Caching.
Multi-layer caching architecture that reduces latency, cuts provider costs, and accelerates repeated and semantically similar queries.
Cache Architecture
Aurora implements a two-layer caching system. L1 provides sub-millisecond exact-match lookups, while L2 extends coverage to semantically similar queries using vector search. Both layers are independently configurable per workflow.
L1: Exact-Match Cache
The L1 cache uses Redis to perform sub-millisecond key-value lookups. The cache key is a hash of the request parameters (model, messages, temperature, etc.). When a cache hit occurs, the response is returned immediately without calling the provider.
- Backend: Redis. Sub-millisecond lookup times.
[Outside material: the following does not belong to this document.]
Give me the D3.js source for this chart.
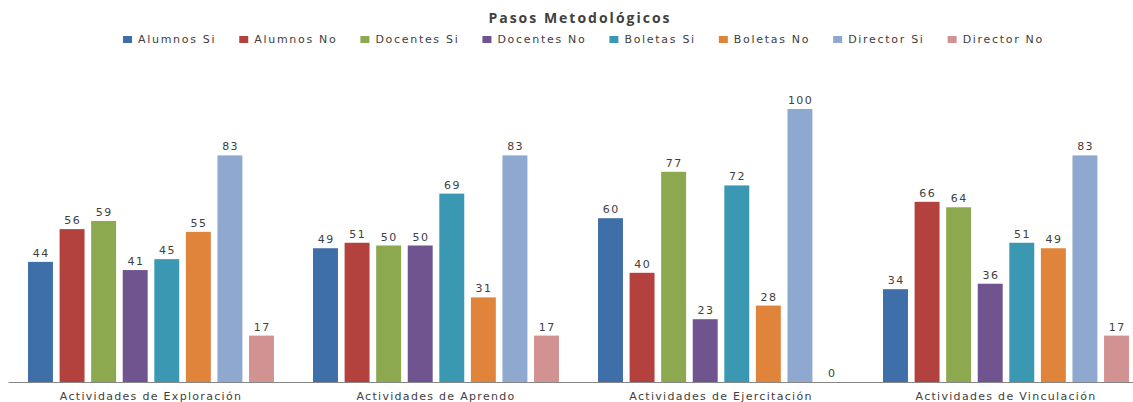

- Bypass: Clients can skip the cache by sending a
Cache-Control: no-cacheheader. - Response Header: L1 hits return
X-Cache: HIT (exact). Misses returnX-Cache: MISS.
L2: Semantic Cache
The L2 semantic cache stores embeddings of previous requests and performs K-nearest-neighbour search at query time. If a semantically similar request has been cached, the stored response is returned — even if the exact text differs.
Similarity Threshold
0.92 (default)
Minimum cosine similarity score for a KNN match. Higher values require closer semantic matches.
TTL
3600s (default)
Time-to-live for cached entries. Configurable per workflow.
Vector Store
Qdrant, pgvector, Pinecone, Weaviate
Pluggable vector database backends. Choose based on your infrastructure.
Embedding Model
configurable
Which embedding model to use for generating request vectors.
cache:
l2:
enabled: true
vector_store: "qdrant"
similarity_threshold: 0.92
ttl: 3600
embedding_model: "text-embedding-3-small"Model Registry Cache
In addition to request caching, Aurora maintains a model registry cache that stores provider model metadata (available models, pricing, capabilities). This reduces startup time and minimises requests to provider /models endpoints. The registry cache TTL is independently configurable.
Cache Analytics
Aurora exposes a dedicated /cache/analytics endpoint that provides hit-rate, miss-rate, eviction-count, and average-lookup-time metrics for both L1 and L2 caches. These metrics help you tune thresholds and TTLs for optimal performance and cost savings.